Print word for word the first line of the listing below and every line after it, through the line with "import plotly.graph_objects as go". Leave out the pictures and the rest.
▬▬▬▬▬▬▬▬▬▬
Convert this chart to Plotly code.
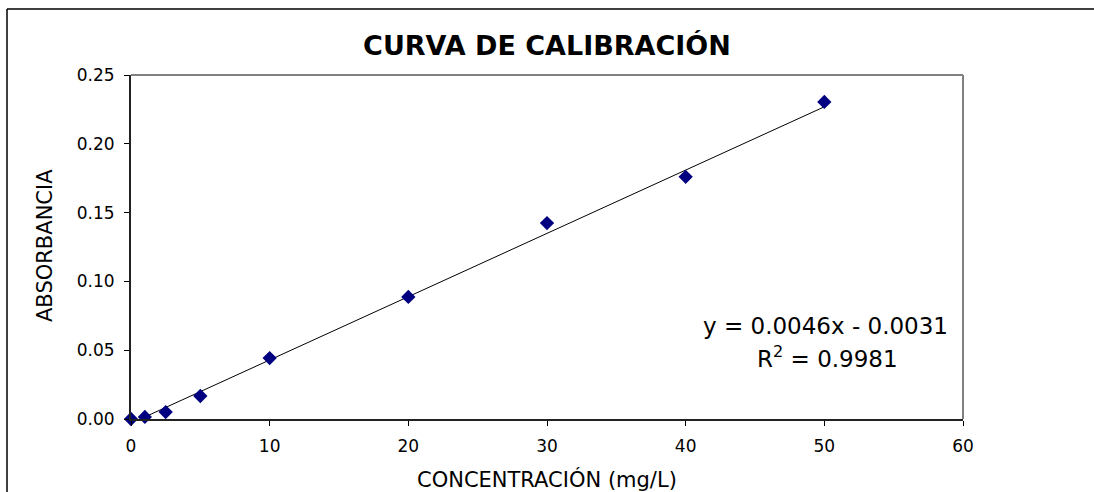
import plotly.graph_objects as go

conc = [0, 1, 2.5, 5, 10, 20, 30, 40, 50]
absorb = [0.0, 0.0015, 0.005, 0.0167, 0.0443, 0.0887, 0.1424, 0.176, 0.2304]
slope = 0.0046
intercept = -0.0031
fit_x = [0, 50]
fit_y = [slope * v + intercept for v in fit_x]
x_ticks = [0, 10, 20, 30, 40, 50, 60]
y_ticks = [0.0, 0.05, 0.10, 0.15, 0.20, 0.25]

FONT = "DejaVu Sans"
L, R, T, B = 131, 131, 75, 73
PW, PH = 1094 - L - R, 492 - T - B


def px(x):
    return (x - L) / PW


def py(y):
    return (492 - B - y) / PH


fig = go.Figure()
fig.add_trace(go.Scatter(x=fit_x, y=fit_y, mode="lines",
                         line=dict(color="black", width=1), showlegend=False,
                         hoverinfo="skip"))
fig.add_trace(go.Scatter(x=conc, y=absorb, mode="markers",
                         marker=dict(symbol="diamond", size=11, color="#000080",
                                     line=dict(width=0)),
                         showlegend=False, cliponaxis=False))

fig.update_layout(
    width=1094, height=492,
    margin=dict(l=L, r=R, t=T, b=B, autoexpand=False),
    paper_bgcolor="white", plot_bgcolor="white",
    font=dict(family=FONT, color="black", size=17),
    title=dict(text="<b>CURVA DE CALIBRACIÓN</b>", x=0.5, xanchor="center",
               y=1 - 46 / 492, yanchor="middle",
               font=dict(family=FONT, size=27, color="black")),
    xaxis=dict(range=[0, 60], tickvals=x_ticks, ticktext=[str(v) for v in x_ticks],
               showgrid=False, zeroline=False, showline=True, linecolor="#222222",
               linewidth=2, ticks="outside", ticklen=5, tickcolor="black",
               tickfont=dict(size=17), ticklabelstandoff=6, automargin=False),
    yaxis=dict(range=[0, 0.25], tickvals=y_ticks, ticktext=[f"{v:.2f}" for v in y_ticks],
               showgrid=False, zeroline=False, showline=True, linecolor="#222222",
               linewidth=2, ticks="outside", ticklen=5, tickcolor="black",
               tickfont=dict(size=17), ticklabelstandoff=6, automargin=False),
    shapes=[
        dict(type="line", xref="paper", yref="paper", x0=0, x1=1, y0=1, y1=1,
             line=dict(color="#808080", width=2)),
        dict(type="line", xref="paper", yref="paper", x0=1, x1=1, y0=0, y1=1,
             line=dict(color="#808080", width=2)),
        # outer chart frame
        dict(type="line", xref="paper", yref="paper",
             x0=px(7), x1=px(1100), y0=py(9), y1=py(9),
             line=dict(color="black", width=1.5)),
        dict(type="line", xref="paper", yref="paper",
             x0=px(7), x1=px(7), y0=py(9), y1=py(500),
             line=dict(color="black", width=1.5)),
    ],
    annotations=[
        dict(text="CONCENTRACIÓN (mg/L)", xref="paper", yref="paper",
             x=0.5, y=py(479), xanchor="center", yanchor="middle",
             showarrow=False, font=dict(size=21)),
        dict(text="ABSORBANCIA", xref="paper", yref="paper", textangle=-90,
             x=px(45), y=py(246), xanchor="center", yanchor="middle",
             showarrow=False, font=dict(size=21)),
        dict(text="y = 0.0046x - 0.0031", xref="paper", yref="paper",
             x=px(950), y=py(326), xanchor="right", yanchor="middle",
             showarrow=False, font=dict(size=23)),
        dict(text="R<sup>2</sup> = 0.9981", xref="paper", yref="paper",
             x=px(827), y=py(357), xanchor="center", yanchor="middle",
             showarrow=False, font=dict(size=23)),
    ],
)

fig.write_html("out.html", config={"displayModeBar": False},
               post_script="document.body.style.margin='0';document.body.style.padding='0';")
▬▬▬▬▬▬▬▬▬▬
• [Exercise result]
Convert this chart to Plotly code.
import plotly.graph_objects as go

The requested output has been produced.